7.06.2009

Black Raspberry Freezer Jam

And finally the berries come to an end...late Sunday afternoon, I put several bags of blueberries, raspberries, and black raspberries into the freezer for later berry exploits. But before I did that, I tried my hand at freezer jam. After letting the jam sit for the requite 24 hours needed for set, I had some tonight for dinner (on a PB&J sandwich) and found the jam to be quite thick and very mild in flavor - delicious!

This recipe comes from inside the Sure-Jell pectin package and uses less sugar than traditional jam recipes - if you make it, be sure to get the "pink box" of Sure-Jell (for less and no sugar needed recipes), not the regular "yellow box." The recipe calls for red raspberries, but based on my trial with black raspberries, it works just as well for those!

Black Raspberry Freezer Jam (~ 6-8 cups)
4 cups crushed black raspberries (about 3 pints before mashing)
3 1/2 cups sugar
1 box Sure-Jell for Less or No Sugar Needed Recipes Fruit Pectin
1 cup water
clean plastic or freezer-safe glass containers with tight-fitting lids

1. Crush raspberries using a potato masher, about 1 cup at a time, until amount of crushed berries measures 4 cups. Do not puree berries - there should still be some chunks of fruit.

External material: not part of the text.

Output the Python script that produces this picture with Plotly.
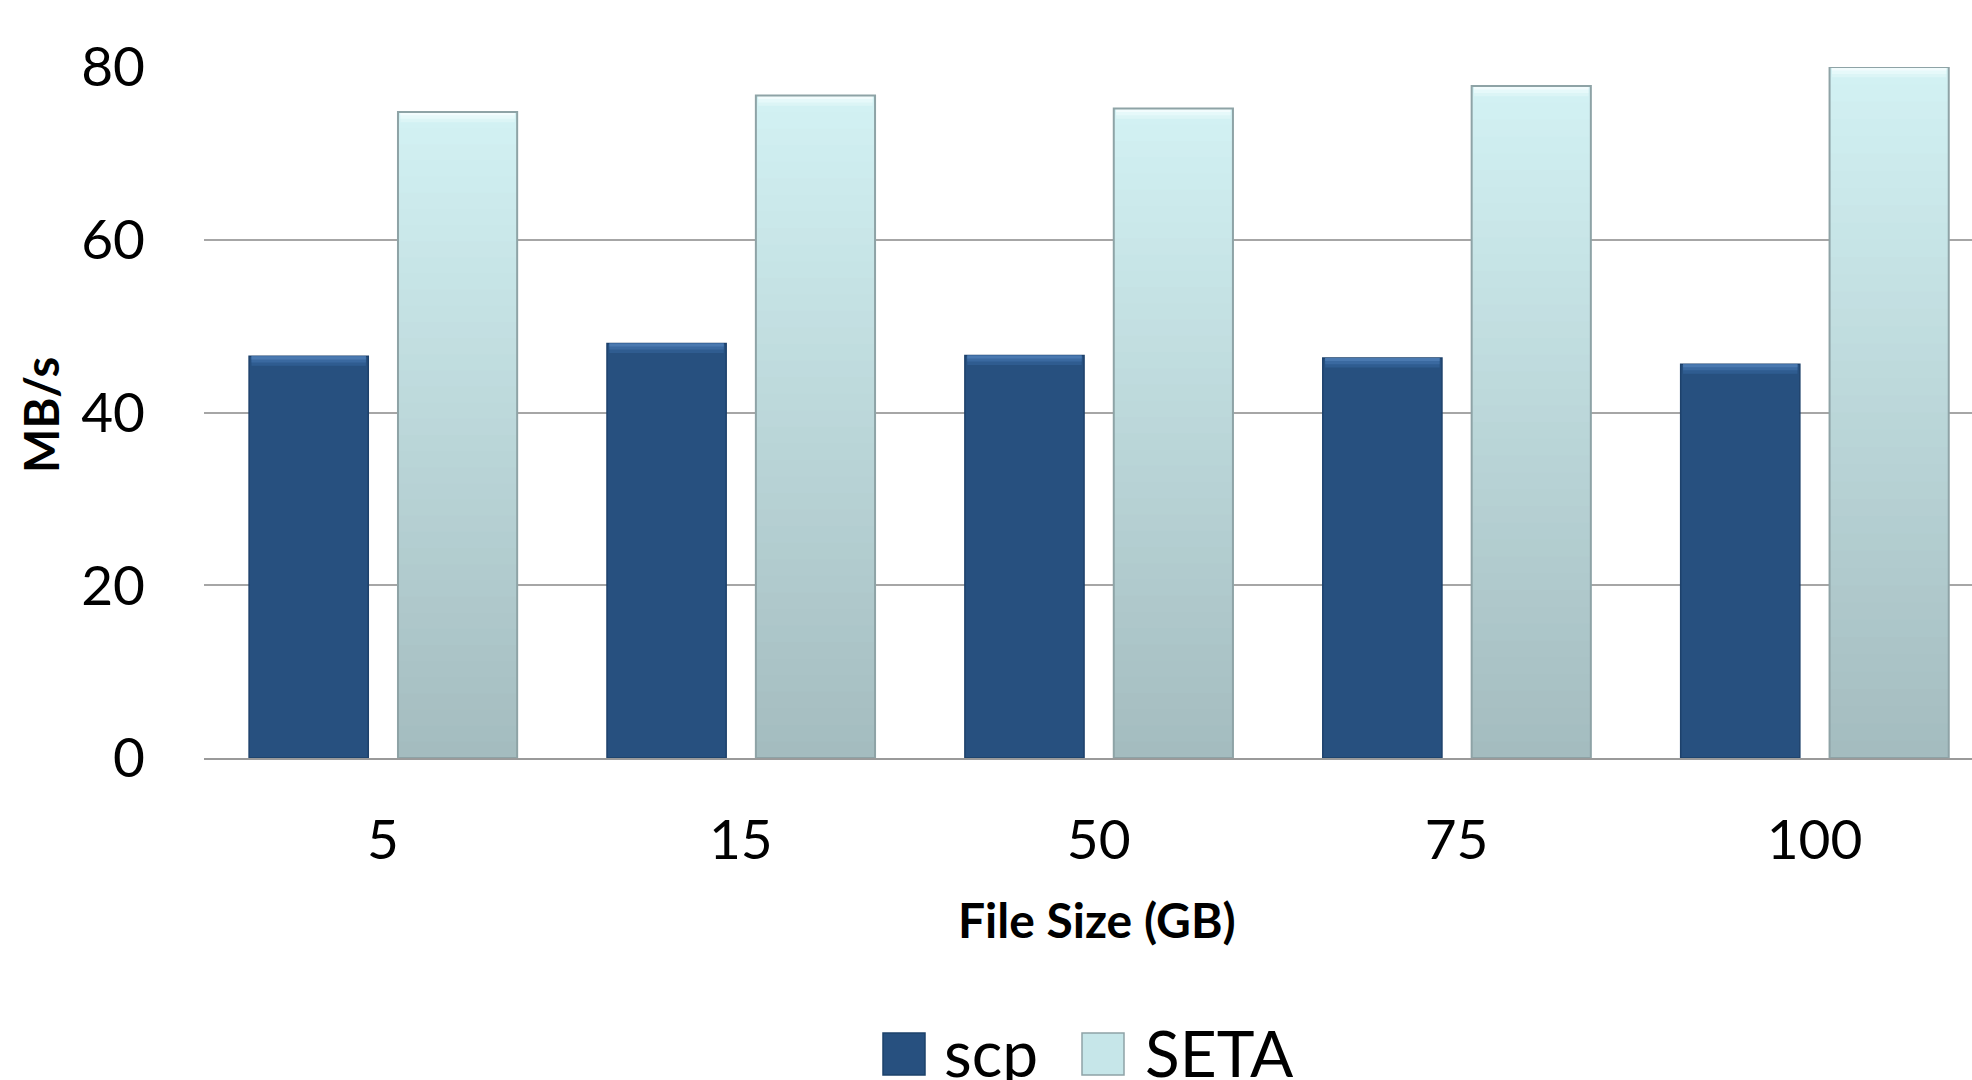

2. Combine sugar and pectin in a large saucepan and stir until thoroughly combined.

3. Add water to sugar and pectin and bring to a boil over medium-high heat, stirring constantly. Boil for 1 minute and remove immediately from heat.

4. Quickly stir crushed berries into hot sugar and pectin mixture until thoroughly mixed.

5. Pour jam into prepared containers, leaving about 1/2 inch space at top for expansion during freezing. Cover containers.

6. Let containers stand at room temperature for 24 hours, until jam is set. Refrigerate for up to three weeks or freeze for up to one year (thaw in refrigerator).